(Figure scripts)
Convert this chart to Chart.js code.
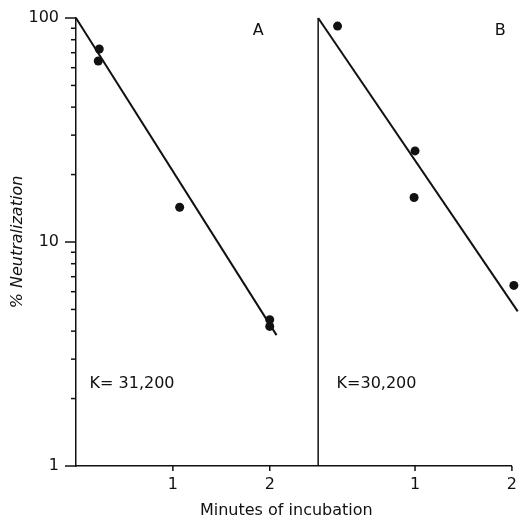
<!DOCTYPE html>
<html>
<head>
<meta charset="utf-8">
<script src="https://cdn.jsdelivr.net/npm/chart.js@4/dist/chart.umd.min.js"></script>
<style>
  html, body { margin: 0; padding: 0; background: #fff; }
</style>
</head>
<body>
<canvas id="myChart" width="526" height="519"></canvas>
<script>
// panel A: measured points and fitted line (minutes, % neutralization)
const panelA_x = [0.24, 0.23, 1.07, 2.0, 2.0];
const panelA_y = [72.7, 64.3, 14.3, 4.5, 4.2];
const panelA_fitX = [0, 2.07];
const panelA_fitY = [100, 3.84];

// panel B
const panelB_x = [0.2, 1.0, 0.99, 2.02];
const panelB_y = [92, 25.5, 15.8, 6.4];
const panelB_fitX = [0, 2.06];
const panelB_fitY = [100, 4.9];

const panelNames = ['A', 'B'];
const kTexts = ['K= 31,200', 'K=30,200'];
const xTickValues = [1, 2];
const yLabelValues = [1, 10, 100];

// panel B starts where panel A's axis ends
const panelSpan = 2.5;
const ink = '#111';

const toPoints = (xs, ys, shift) => xs.map((x, i) => ({x: x + shift, y: ys[i]}));

const dotStyle = {
    showLine: false,
    pointRadius: 4.5,
    pointBackgroundColor: ink,
    pointBorderWidth: 0,
    clip: false
};
const fitStyle = {
    showLine: true,
    borderColor: ink,
    borderWidth: 2,
    pointRadius: 0,
    fill: false,
    clip: false
};

const decor = {
    id: 'decor',
    afterDraw(chart) {
        const {ctx, chartArea} = chart;
        const xs = chart.scales.x, ys = chart.scales.y;
        ctx.save();
        ctx.strokeStyle = ink;
        ctx.lineWidth = 1.5;
        // y ticks, long ones at labelled decades
        ys.ticks.forEach(t => {
            const y = ys.getPixelForValue(t.value);
            const len = yLabelValues.includes(t.value) ? 11 : 5;
            ctx.beginPath();
            ctx.moveTo(chartArea.left - len, y);
            ctx.lineTo(chartArea.left, y);
            ctx.stroke();
        });
        // x ticks downward
        xs.ticks.forEach(t => {
            const x = xs.getPixelForValue(t.value);
            ctx.beginPath();
            ctx.moveTo(x, chartArea.bottom);
            ctx.lineTo(x, chartArea.bottom + 5);
            ctx.stroke();
        });
        // divider between the panels
        const xd = xs.getPixelForValue(panelSpan);
        ctx.beginPath();
        ctx.moveTo(xd, ys.getPixelForValue(100));
        ctx.lineTo(xd, chartArea.bottom);
        ctx.stroke();

        // panel letters and rate constants
        ctx.fillStyle = ink;
        ctx.textBaseline = 'middle';
        ctx.font = '16px "DejaVu Sans"';
        ctx.textAlign = 'center';
        panelNames.forEach((name, i) => {
            ctx.fillText(name, xs.getPixelForValue(1.88 + i * panelSpan), ys.getPixelForValue(88));
        });
        ctx.textAlign = 'left';
        const kX = [0.14, 0.19];
        kTexts.forEach((txt, i) => {
            ctx.fillText(txt, xs.getPixelForValue(kX[i] + i * panelSpan), ys.getPixelForValue(2.32));
        });
        ctx.restore();
    }
};

new Chart(document.getElementById('myChart'), {
    type: 'scatter',
    data: {
        datasets: [
            {label: 'A fit', data: toPoints(panelA_fitX, panelA_fitY, 0), ...fitStyle},
            {label: 'B fit', data: toPoints(panelB_fitX, panelB_fitY, panelSpan), ...fitStyle},
            {label: 'A', data: toPoints(panelA_x, panelA_y, 0), ...dotStyle},
            {label: 'B', data: toPoints(panelB_x, panelB_y, panelSpan), ...dotStyle}
        ]
    },
    options: {
        responsive: false,
        animation: false,
        layout: {padding: {top: 18, right: 13, left: 0, bottom: 0}},
        plugins: {legend: {display: false}, tooltip: {enabled: false}},
        scales: {
            x: {
                type: 'linear',
                min: 0,
                max: panelSpan + 2,
                afterBuildTicks: (scale) => {
                    scale.ticks = xTickValues.concat(xTickValues.map(v => v + panelSpan))
                        .map(v => ({value: v}));
                },
                afterFit: (scale) => { scale.height = 53; },
                grid: {display: false, drawTicks: false},
                border: {display: true, color: ink, width: 1.5},
                ticks: {
                    color: ink,
                    font: {family: 'DejaVu Sans', size: 16},
                    padding: 9,
                    autoSkip: false,
                    maxRotation: 0,
                    callback: (v) => String(Math.round((v > panelSpan ? v - panelSpan : v) * 10) / 10)
                },
                title: {
                    display: true,
                    text: 'Minutes of incubation' + '\u00a0'.repeat(3),
                    color: ink,
                    font: {family: 'DejaVu Sans', size: 16, lineHeight: 1},
                    padding: {top: 0, bottom: 0}
                }
            },
            y: {
                type: 'logarithmic',
                min: 1,
                max: 100,
                afterBuildTicks: (scale) => {
                    const t = [];
                    for (let d = 1; d < 100; d *= 10) {
                        for (let m = 1; m < 10; m++) t.push({value: m * d});
                    }
                    t.push({value: 100});
                    scale.ticks = t;
                },
                afterFit: (scale) => {
                    scale.width = 76;
                    // let layout.padding alone decide the top edge
                    scale.paddingTop = 0;
                    scale.paddingBottom = 0;
                },
                grid: {display: false, drawTicks: false},
                border: {display: true, color: ink, width: 1.5},
                ticks: {
                    color: ink,
                    font: {family: 'DejaVu Sans', size: 16},
                    padding: 17,
                    autoSkip: false,
                    callback: (v) => yLabelValues.includes(v) ? String(v) : ''
                },
                title: {
                    display: true,
                    text: '% Neutralization',
                    color: ink,
                    font: {family: 'DejaVu Sans', size: 16, style: 'italic', lineHeight: 1},
                    padding: {top: 10, bottom: 0}
                }
            }
        }
    },
    plugins: [decor]
});
</script>
</body>
</html>
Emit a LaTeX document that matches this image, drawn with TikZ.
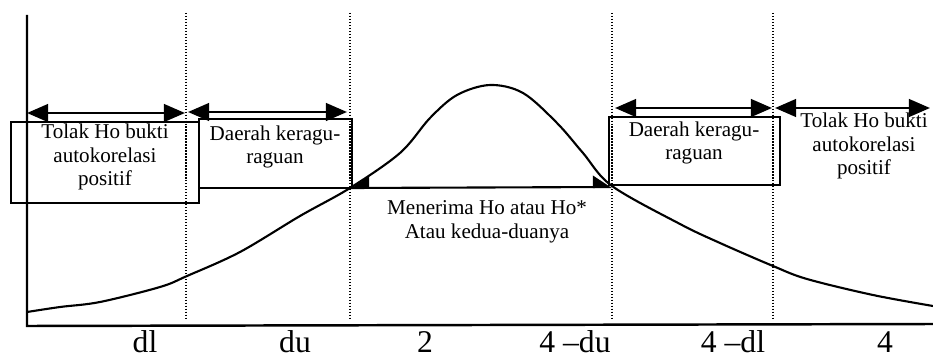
\documentclass[tikz,border=0pt]{standalone}
\usepackage{fontspec}
\setmainfont{Liberation Serif}
\usetikzlibrary{arrows.meta}

\begin{document}
\begin{tikzpicture}[x=0.02cm,y=-0.02cm,font=\fontsize{12}{13.5}\selectfont,
box/.style={draw,line width=1.2pt,inner sep=0pt},
txt/.style={align=center,inner sep=0pt},
tick/.style={font=\fontsize{18}{20}\selectfont,inner sep=0pt},
arr/.style={{Triangle[length=12pt,width=10pt]}-{Triangle[length=12pt,width=10pt]},line width=1.5pt},
harr/.style={{Triangle[length=10pt,width=13pt,right]}-{Triangle[length=10pt,width=13pt,left]},line width=1.2pt},
sep/.style={densely dotted,line width=0.7pt},
axis/.style={line width=1.4pt}]
\useasboundingbox (0,0) rectangle (933,358);
% axes
\coordinate (ytop) at (27,15);
\coordinate (orig) at (27,326);
\coordinate (xend) at (933,324);
\draw[axis] (ytop) -- (orig) -- (xend);
% boundaries
\foreach \x/\n in {186/dl,350/du,612/ndu,773/ndl}{
  \coordinate (top-\n) at (\x,13);
  \coordinate (bot-\n) at (\x,318);
  \draw[sep] (top-\n) -- (bot-\n);
}
% curve
\draw[line width=1.2pt] plot[smooth,tension=0.55] coordinates {(27,312) (60,307) (100,302)
  (160,287) (187,276) (240,252) (300,216) (350,188) (400,153) (430,118) (457,95) (490,85)
  (523,93) (557,123) (583,153) (612,186) (680,224) (720,243) (773,266) (807,279)
  (873,295) (933,306)};
% region arrows
\coordinate (a0) at (27,113);
\coordinate (a1) at (185,113);
\coordinate (a2) at (188,112);
\coordinate (a3) at (347,112);
\coordinate (b0) at (615,108);
\coordinate (b1) at (772,108);
\coordinate (b2) at (775,108);
\coordinate (b3) at (930,108);
\draw[arr] (a0)--(a1);\draw[arr] (a2)--(a3);
\draw[arr] (b0)--(b1);\draw[arr] (b2)--(b3);
\coordinate (ml) at (350,188);
\coordinate (mr) at (612,187);
\draw[harr] (ml)--(mr);
% boxes
\node[box,minimum width=3.76cm,minimum height=1.62cm] (box1) at (105,162.5) {};
\node[box,minimum width=3.06cm,minimum height=1.38cm] (box2) at (275.5,153.5) {};
\node[box,minimum width=3.42cm,minimum height=1.36cm] (box3) at (694.5,151) {};
\node[txt] (t1) at (105,157) {Tolak Ho bukti\\autokorelasi\\positif};
\node[txt] (t2) at (275,147) {Daerah keragu-\\raguan};
\node[txt] (t3) at (694,143) {Daerah keragu-\\raguan};
\node[txt] (t4) at (864,146) {Tolak Ho bukti\\autokorelasi\\positif};
\node[txt] (mid) at (487,222) {Menerima Ho atau Ho*\\Atau kedua-duanya};
% labels
\node[tick] (l1) at (145,342) {dl};
\node[tick] (l2) at (295,342) {du};
\node[tick] (l3) at (425,342) {2};
\node[tick] (l4) at (575,342) {4 –du};
\node[tick] (l5) at (733,342) {4 –dl};
\node[tick] (l6) at (885,342) {4};
\end{tikzpicture}
\end{document}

The exercise » Exactly restate the lines from the beginning of the data through the line with "const yLabelValues = [1, 10, 100];", and no others, keeping pictures out.

Reply »
Convert this chart to Chart.js code.
<!DOCTYPE html>
<html>
<head>
<meta charset="utf-8">
<script src="https://cdn.jsdelivr.net/npm/chart.js@4/dist/chart.umd.min.js"></script>
<style>
  html, body { margin: 0; padding: 0; background: #fff; }
</style>
</head>
<body>
<canvas id="myChart" width="526" height="519"></canvas>
<script>
// panel A: measured points and fitted line (minutes, % neutralization)
const panelA_x = [0.24, 0.23, 1.07, 2.0, 2.0];
const panelA_y = [72.7, 64.3, 14.3, 4.5, 4.2];
const panelA_fitX = [0, 2.07];
const panelA_fitY = [100, 3.84];

// panel B
const panelB_x = [0.2, 1.0, 0.99, 2.02];
const panelB_y = [92, 25.5, 15.8, 6.4];
const panelB_fitX = [0, 2.06];
const panelB_fitY = [100, 4.9];

const panelNames = ['A', 'B'];
const kTexts = ['K= 31,200', 'K=30,200'];
const xTickValues = [1, 2];
const yLabelValues = [1, 10, 100];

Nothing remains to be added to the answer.